You paint Wikipedia as being generally accurate. It is not. In the area of radio stations, my calculation is that about 75% or a bit over are inaccurate, missing details at best and just wrong at worst.
I only said that its design was unflawed and that it properly facilitated [the enforcement of] citing reliable sources for all statements of fact, giving it the ability to function as an invaluable source for verifiable knowledge. People who don't follow those standards, or vandals who even abuse the openness of the editing system to add things like "they need to change the format back because I hate the new one," don't disqualify Wikipedia of its value or viability according to my way of thinking. Those are consequences of Wikipedia existing outside the metaphorical gated community of private encyclopediadom -- i.e., expect to see occasional graffiti along the roads you drive, and occasional cases of poor pothole maintenance.
My defense of Wikipedia was simply a glass half full one: that something with imperfections shouldn't be abandoned and thrown out with the bathwater so hastily and scornfully, but rather, that those imperfections should be seen as opportunities for improvement by
you, the educated and factually-minded reader, when you encounter them. Wikipedia's design often yields excellence article quality-wise in cases of sufficiently popular articles where enough eyeballs are constantly reading and tweaking their text, including adding/improving citations and flagging/removing unverifiable claims. The fact outdated information appears in seldom-visited articles on topics like AM and FM radio stations -- which everyone here regularly acknowledges are dying out of the public's consciousness -- isn't a deign flaw to me, but a symptom that the site needs more people to care for it. If you're an expert in a subject whose articles are inordinately outdated, be the guy whose edits right that wrong.

To do otherwise is to cause a kind of reverse tragedy of the commons.
As far as the biases many of the site's articles suffer, well, that's an admitted dilemma. So I'll just direct you to Scott Beach's Religion & Politics as my official take on it. With some things in life, one's mental threshing combine just needs to be engaged at all times. You can't even trust mainstream publications and media for coverage of subjects like those most of the time anymore.

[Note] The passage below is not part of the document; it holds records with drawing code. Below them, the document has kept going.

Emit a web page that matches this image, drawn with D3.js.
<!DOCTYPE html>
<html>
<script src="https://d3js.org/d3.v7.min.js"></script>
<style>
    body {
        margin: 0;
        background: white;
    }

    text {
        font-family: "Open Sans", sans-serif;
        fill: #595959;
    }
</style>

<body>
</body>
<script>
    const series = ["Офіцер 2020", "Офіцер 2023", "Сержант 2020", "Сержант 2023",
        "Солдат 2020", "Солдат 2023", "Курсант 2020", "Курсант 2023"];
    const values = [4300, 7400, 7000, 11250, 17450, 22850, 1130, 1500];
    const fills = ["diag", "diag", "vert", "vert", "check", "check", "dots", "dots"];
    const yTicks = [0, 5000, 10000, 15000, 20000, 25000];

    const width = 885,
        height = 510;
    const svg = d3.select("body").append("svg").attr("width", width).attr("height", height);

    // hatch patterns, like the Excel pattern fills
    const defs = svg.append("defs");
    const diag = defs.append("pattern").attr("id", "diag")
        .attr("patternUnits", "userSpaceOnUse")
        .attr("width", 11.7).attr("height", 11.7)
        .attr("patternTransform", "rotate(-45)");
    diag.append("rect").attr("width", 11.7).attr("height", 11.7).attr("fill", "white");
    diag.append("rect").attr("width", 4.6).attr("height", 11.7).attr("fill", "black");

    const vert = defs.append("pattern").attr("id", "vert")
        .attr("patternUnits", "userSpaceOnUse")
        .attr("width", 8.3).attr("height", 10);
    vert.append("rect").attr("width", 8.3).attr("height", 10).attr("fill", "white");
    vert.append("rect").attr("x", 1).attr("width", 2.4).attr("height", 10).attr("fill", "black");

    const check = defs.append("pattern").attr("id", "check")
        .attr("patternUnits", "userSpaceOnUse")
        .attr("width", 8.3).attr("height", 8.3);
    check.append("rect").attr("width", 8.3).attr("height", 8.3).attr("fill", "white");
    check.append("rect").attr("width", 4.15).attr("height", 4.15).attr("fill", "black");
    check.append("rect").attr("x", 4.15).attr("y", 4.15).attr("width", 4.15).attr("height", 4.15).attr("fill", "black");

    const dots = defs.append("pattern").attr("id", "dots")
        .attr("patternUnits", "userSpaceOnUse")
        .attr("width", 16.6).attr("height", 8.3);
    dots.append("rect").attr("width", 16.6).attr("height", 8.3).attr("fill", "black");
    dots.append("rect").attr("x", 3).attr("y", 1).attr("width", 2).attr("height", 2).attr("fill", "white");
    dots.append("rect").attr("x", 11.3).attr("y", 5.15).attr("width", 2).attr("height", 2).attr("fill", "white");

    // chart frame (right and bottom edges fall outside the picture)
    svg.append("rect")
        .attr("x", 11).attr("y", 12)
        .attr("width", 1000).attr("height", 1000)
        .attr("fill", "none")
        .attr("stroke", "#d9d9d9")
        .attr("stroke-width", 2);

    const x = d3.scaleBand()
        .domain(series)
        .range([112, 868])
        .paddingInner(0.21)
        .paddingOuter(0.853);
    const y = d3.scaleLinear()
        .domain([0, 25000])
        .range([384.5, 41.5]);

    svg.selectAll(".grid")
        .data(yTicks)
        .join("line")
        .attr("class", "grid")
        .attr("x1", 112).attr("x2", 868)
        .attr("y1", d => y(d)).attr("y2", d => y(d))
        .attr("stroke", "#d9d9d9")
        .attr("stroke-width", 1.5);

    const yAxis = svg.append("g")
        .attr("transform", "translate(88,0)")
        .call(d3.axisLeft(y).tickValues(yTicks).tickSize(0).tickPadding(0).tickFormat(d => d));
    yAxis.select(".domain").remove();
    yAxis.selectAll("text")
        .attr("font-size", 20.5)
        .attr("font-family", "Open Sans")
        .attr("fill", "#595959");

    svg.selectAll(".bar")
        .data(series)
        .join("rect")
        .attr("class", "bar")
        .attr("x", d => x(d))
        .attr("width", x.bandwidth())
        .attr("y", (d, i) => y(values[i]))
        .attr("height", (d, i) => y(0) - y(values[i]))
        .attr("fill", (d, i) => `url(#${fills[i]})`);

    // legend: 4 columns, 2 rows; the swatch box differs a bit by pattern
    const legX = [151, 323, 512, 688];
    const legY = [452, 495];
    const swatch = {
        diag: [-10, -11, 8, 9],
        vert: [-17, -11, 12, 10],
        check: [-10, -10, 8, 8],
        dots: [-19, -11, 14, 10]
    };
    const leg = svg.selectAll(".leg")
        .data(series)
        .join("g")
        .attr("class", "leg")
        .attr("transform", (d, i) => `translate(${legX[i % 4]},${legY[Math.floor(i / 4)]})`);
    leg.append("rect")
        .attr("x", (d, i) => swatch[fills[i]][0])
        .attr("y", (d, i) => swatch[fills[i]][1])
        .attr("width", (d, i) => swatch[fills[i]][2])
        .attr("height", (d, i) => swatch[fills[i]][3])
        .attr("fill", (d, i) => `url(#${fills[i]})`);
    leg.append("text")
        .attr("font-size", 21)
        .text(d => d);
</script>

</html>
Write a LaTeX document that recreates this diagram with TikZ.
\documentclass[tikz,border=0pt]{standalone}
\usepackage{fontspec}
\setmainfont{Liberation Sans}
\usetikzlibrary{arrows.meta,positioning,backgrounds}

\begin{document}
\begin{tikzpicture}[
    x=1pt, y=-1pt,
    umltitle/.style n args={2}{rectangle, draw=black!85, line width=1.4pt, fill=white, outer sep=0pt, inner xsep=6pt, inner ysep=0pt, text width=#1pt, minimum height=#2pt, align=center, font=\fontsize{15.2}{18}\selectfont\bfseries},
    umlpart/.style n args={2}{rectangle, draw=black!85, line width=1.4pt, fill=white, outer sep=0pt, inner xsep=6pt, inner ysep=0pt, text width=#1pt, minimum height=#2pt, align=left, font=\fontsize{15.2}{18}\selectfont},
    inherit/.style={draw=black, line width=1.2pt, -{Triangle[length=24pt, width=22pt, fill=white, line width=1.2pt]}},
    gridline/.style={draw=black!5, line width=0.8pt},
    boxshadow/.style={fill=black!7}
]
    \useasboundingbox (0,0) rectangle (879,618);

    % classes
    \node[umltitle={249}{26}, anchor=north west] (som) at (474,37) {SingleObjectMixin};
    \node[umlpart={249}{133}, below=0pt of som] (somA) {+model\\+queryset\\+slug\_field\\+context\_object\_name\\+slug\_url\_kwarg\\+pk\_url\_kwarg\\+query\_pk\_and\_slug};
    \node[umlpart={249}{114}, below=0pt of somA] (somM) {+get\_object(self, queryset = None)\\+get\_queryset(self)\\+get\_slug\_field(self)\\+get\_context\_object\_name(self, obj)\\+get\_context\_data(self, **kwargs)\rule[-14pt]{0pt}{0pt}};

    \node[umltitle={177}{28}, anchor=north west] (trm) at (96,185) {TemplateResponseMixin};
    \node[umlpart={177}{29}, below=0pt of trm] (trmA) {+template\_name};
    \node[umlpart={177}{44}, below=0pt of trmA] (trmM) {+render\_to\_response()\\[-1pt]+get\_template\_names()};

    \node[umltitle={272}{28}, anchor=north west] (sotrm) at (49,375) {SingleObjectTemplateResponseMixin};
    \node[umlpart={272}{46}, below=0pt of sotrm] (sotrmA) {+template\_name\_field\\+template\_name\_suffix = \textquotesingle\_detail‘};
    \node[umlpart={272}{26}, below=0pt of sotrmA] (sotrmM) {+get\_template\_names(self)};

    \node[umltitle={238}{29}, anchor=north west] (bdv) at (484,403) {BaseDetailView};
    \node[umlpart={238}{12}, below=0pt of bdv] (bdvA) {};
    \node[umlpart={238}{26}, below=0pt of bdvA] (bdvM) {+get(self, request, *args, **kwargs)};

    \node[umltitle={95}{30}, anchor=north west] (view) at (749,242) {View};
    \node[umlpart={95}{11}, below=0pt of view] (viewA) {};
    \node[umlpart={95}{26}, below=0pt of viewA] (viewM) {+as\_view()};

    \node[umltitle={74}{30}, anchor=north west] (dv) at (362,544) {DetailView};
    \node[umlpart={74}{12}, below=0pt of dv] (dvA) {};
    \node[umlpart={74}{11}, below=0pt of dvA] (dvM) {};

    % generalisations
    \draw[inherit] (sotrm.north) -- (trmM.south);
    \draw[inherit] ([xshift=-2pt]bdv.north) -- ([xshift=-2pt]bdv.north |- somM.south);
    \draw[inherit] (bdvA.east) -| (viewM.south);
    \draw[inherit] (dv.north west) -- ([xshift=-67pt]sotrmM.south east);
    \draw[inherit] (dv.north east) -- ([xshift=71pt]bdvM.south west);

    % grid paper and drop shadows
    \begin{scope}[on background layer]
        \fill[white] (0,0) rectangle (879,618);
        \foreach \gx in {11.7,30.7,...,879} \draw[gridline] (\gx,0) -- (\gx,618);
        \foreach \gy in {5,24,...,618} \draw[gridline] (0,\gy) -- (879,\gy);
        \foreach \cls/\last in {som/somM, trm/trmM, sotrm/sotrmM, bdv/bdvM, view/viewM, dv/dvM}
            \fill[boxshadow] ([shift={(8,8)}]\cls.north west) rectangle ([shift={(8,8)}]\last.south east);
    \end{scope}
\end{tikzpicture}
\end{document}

Anyway, I just wanted to defend the site because I believe it has more value, and does more good, than harm. No privately-edited encyclopedia would ever offer even 1/5 of the article subjects Wikipedia does, especially at the complexity of detail it frequently rises to. It would be a real loss if it ever folded up because of this fad of deriding it that I see in so many places today finally driving it out of fashion, and ultimately existence.
If this makes me an annoying optimist, I'll live with the label.